It’s going to take more than one borough manager and one code enforcement officer to make keep Bridgeville beautiful.
Residents can help by contacting the borough about abandoned cars, discarded tires, or other forms of trash piling up in a neighborhood, said Bridgeville borough manager Lori Collins at Monday’s council meeting.
“We can’t see everything,” she said. “It helps me very much if you call and say, ‘Lori, there are tires sitting there.'”
From there, the borough sends a letter to the property owner, followed by a final notice. If that doesn’t spark action, the issue goes to the district magistrate’s office, a move that tends to get results.
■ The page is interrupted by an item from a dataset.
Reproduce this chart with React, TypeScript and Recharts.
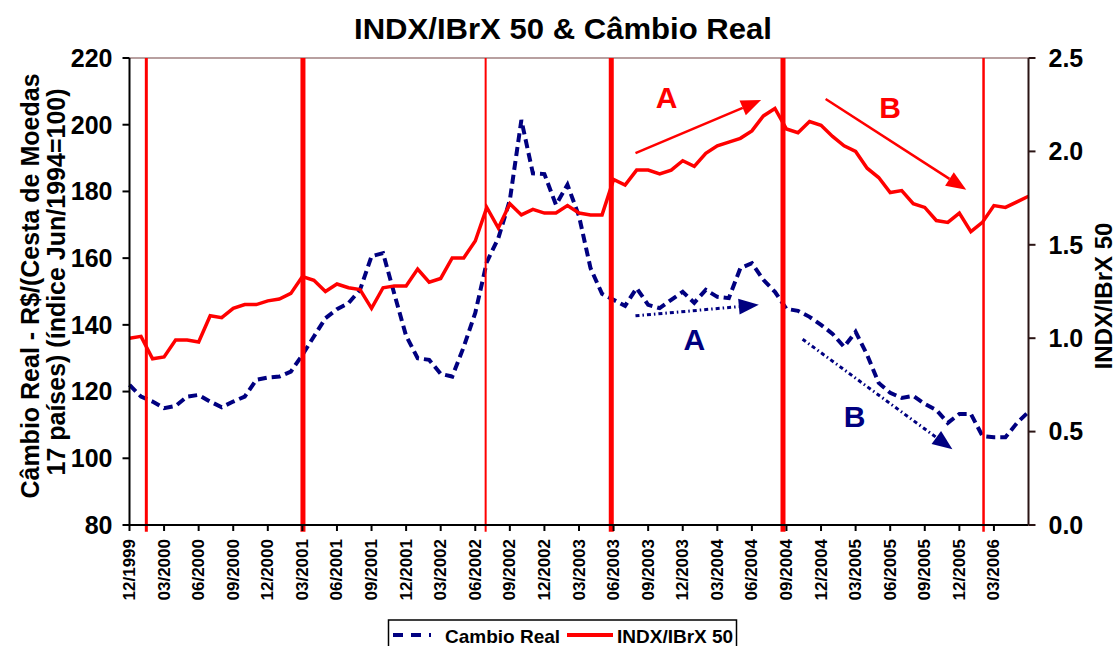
import { LineChart, Line, XAxis, YAxis, ReferenceLine, ReferenceDot } from "recharts";

// months since 12/1999, one label every quarter
const tickLabels = [
  "12/1999", "03/2000", "06/2000", "09/2000", "12/2000", "03/2001", "06/2001",
  "09/2001", "12/2001", "03/2002", "06/2002", "09/2002", "12/2002", "03/2003",
  "06/2003", "09/2003", "12/2003", "03/2004", "06/2004", "09/2004", "12/2004",
  "03/2005", "06/2005", "09/2005", "12/2005", "03/2006",
];

// Câmbio Real (left axis, índice Jun/1994=100), monthly from 12/1999
const cambioReal = [
  122.0, 118.5, 117.0, 115.0, 115.7, 118.5, 119.0, 117.0, 115.3, 117.0,
  118.5, 123.5, 124.2, 124.5, 126.0, 131.0, 136.5, 142.0, 144.7, 146.5,
  150.5, 160.6, 161.5, 149.0, 136.7, 130.0, 129.5, 125.3, 124.5, 133.4,
  143.6, 158.8, 166.0, 177.4, 201.4, 185.4, 185.2, 176.0, 182.0, 172.6,
  157.0, 149.3, 147.5, 145.7, 151.0, 146.0, 145.0, 147.5, 149.9, 146.6,
  150.5, 148.4, 148.0, 157.0, 158.5, 153.5, 149.9, 144.8, 144.2, 142.4,
  140.0, 137.3, 133.4, 137.9, 131.0, 122.6, 119.6, 118.1, 118.7, 116.3,
  114.5, 110.6, 113.3, 113.3, 106.7, 106.3, 106.3, 110.6, 113.9,
];

// INDX/IBrX 50 (right axis)
const indxIbrx50 = [
  1.0, 1.01, 0.89, 0.9, 0.99, 0.99, 0.98, 1.12, 1.11, 1.16,
  1.18, 1.18, 1.2, 1.21, 1.24, 1.33, 1.31, 1.25, 1.29, 1.27,
  1.26, 1.16, 1.27, 1.28, 1.28, 1.37, 1.3, 1.32, 1.43, 1.43,
  1.52, 1.7, 1.59, 1.72, 1.66, 1.69, 1.67, 1.67, 1.71, 1.67,
  1.66, 1.66, 1.85, 1.82, 1.9, 1.9, 1.88, 1.9, 1.95, 1.92,
  1.99, 2.03, 2.05, 2.07, 2.11, 2.19, 2.23, 2.12, 2.1, 2.16,
  2.14, 2.08, 2.03, 2.0, 1.91, 1.86, 1.78, 1.79, 1.72, 1.7,
  1.63, 1.62, 1.67, 1.57, 1.62, 1.71, 1.7, 1.73, 1.76,
];

// vertical event markers (months since 12/1999)
const eventMonths = [1.46, 15.05, 30.9, 41.8, 56.7, 74.1];
const eventWidths = [3, 5, 2, 5, 5, 2.5];

// trend arrows, in (month, left-axis value)
const redArrowA = [{ x: 43.9, y: 191.5 }, { x: 54.8, y: 207.4 }];
const redArrowB = [{ x: 60.4, y: 207.7 }, { x: 72.6, y: 180.5 }];
const blueArrowA = [{ x: 43.9, y: 142.7 }, { x: 54.6, y: 146.0 }];
const blueArrowB = [{ x: 58.4, y: 135.7 }, { x: 71.4, y: 102.7 }];
const redLabels = [{ text: "A", x: 46.6, y: 208.3 }, { text: "B", x: 66.0, y: 205.3 }];
const blueLabels = [{ text: "A", x: 49.0, y: 135.5 }, { text: "B", x: 62.9, y: 112.4 }];

const data = cambioReal.map((v, i) => ({ m: i, cambio: v, indx: indxIbrx50[i] }));

const FONT = "'Liberation Sans', Arial, sans-serif";
const RED = "#ff0000";
const NAVY = "#000080";

const arrowShape = (color: string, width: number, dash?: string) => (p: any) => {
  const { x1, y1, x2, y2 } = p;
  const a = Math.atan2(y2 - y1, x2 - x1);
  const len = 20;
  const half = 8;
  const bx = x2 - len * Math.cos(a);
  const by = y2 - len * Math.sin(a);
  const nx = -Math.sin(a) * half;
  const ny = Math.cos(a) * half;
  return (
    <g>
      <line x1={x1} y1={y1} x2={bx} y2={by} stroke={color} strokeWidth={width} strokeDasharray={dash} />
      <polygon points={`${x2},${y2} ${bx + nx},${by + ny} ${bx - nx},${by - ny}`} fill={color} />
    </g>
  );
};

const letterShape = (text: string, color: string) => (p: any) => (
  <text x={p.cx} y={p.cy} textAnchor="middle" dominantBaseline="central"
    fontFamily={FONT} fontWeight="bold" fontSize={30} fill={color}>{text}</text>
);

const XTick = (props: any) => {
  const { x, payload } = props;
  const y = 539;
  return (
    <text x={x} y={y} transform={`rotate(-90 ${x} ${y})`} textAnchor="end" dominantBaseline="central"
      fontFamily={FONT} fontWeight="bold" fontSize={17} fill="#000">
      {tickLabels[Math.round(payload.value / 3)]}
    </text>
  );
};

export default function App() {
  return (
    <div style={{ position: "absolute", left: 0, top: 0, width: 1117, height: 646, background: "#fff", overflow: "hidden" }}>
      <LineChart width={1117} height={646} data={data} margin={{ top: 58, right: 28.5, bottom: 0, left: 69.5 }}>
        <XAxis dataKey="m" type="number" domain={[0, 78]} ticks={tickLabels.map((_, i) => i * 3)}
          height={121} tick={<XTick />} tickSize={6} stroke="#000" strokeWidth={2} interval={0} />
        <YAxis yAxisId="left" domain={[80, 220]} ticks={[80, 100, 120, 140, 160, 180, 200, 220]}
          width={60} tickSize={7} tickMargin={10} stroke="#000" strokeWidth={2}
          tick={{ fontFamily: FONT, fontWeight: "bold", fontSize: 25, fill: "#000" }} />
        <YAxis yAxisId="right" orientation="right" domain={[0, 2.5]} ticks={[0, 0.5, 1, 1.5, 2, 2.5]}
          width={60} tickSize={7} tickMargin={13} stroke="#2a1414" strokeWidth={2}
          tickFormatter={(v: number) => v.toFixed(1)}
          tick={{ fontFamily: FONT, fontWeight: "bold", fontSize: 25, fill: "#000" }} />
        <ReferenceLine yAxisId="left" y={220} stroke="#a08080" strokeWidth={1.5} />
        <Line yAxisId="left" dataKey="cambio" stroke={NAVY} strokeWidth={4} strokeDasharray="9 5"
          dot={false} isAnimationActive={false} />
        <Line yAxisId="right" dataKey="indx" stroke={RED} strokeWidth={3.5}
          dot={false} isAnimationActive={false} />
        {eventMonths.map((m, i) => (
          <ReferenceLine key={`ev-${i}`} yAxisId="left" ifOverflow="visible"
            segment={[{ x: m, y: 220 }, { x: m, y: 78 }]} stroke={RED} strokeWidth={eventWidths[i]} />
        ))}
        <ReferenceLine yAxisId="left" segment={redArrowA} shape={arrowShape(RED, 2.5)} />
        <ReferenceLine yAxisId="left" segment={redArrowB} shape={arrowShape(RED, 2.5)} />
        <ReferenceLine yAxisId="left" segment={blueArrowA} shape={arrowShape(NAVY, 3, "4 3 1.5 3")} />
        <ReferenceLine yAxisId="left" segment={blueArrowB} shape={arrowShape(NAVY, 3, "4 3 1.5 3")} />
        {redLabels.map((l) => (
          <ReferenceDot key={`r-${l.text}`} yAxisId="left" x={l.x} y={l.y} r={0} shape={letterShape(l.text, RED)} />
        ))}
        {blueLabels.map((l) => (
          <ReferenceDot key={`b-${l.text}`} yAxisId="left" x={l.x} y={l.y} r={0} shape={letterShape(l.text, NAVY)} />
        ))}
      </LineChart>
      <svg width={1117} height={646} style={{ position: "absolute", left: 0, top: 0, pointerEvents: "none" }}
        fontFamily={FONT} fontWeight="bold">
        <text x={563} y={28} textAnchor="middle" dominantBaseline="central" fontSize={30}
          textLength={418} lengthAdjust="spacingAndGlyphs">
          INDX/IBrX 50 &amp; Câmbio Real
        </text>
        <text transform="translate(30,286) rotate(-90)" textAnchor="middle" dominantBaseline="central" fontSize={25}>
          Câmbio Real - R$/(Cesta de Moedas
        </text>
        <text transform="translate(56,282) rotate(-90)" textAnchor="middle" dominantBaseline="central" fontSize={25}>
          17 países) (índice Jun/1994=100)
        </text>
        <text transform="translate(1103,296) rotate(-90)" textAnchor="middle" dominantBaseline="central" fontSize={24}>
          INDX/IBrX 50
        </text>
        <rect x={388.5} y={620} width={348} height={40} fill="#fff" stroke="#000" strokeWidth={1.5} />
        <line x1={393} y1={635} x2={431} y2={635} stroke={NAVY} strokeWidth={4} strokeDasharray="10 8" />
        <text x={445} y={636} dominantBaseline="central" fontSize={19}>Cambio Real</text>
        <line x1={567} y1={635} x2={613} y2={635} stroke={RED} strokeWidth={4} />
        <text x={617} y={636} dominantBaseline="central" fontSize={19}>INDX/IBrX 50</text>
      </svg>
    </div>
  );
}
The system isn’t perfect, though.
Sometimes property owners will do the bare minimum to make their property legally compliant.
“I can’t cite them, but to anybody else, it does not look acceptable,” Collins said.
Bridgeville resident Gary Palmer told borough council that some spots in his Fryer’s Hill neighborhood have become eyesores.
“If you look up on the hill, there’s nothing but garbage,” he said. “There’s yellow tape around another building. It’s looked like a murder scene for years.
“If I was in Upper St. Clair or Peters Township, I would get $80,000 more for my house,” Palmer told council. “I know that’s never going to happen here, but we have to put together some type of plan and you have to get active.”
Collins acknowledged that for that past six months, as Bridgeville recovered from the June flood, the community has had virtually no code enforcement.
But even when a property is on the borough’s radar, taking enforcement action isn’t always easy, she said.
“We have houses that have been issues… but are in bankruptcy and we can’t touch them,” she said. “Or they have been condemned and we are waiting to get the money to take them down.”
Allegheny County last year stopped providing financial assistance to demolish condemned homes. Now, it’s up to the township or borough to foot the bill.
Police chief Chad King said that last year, his department had 43 cars around town declared as “abandoned” and an officer tracks whether they the owners bring them into compliance or removes them from the properties.”
“We do work with the residents on that,” King said. “We don’t take a hard line, and say, ‘You have 48 hours. We understand that people do work on their cars.”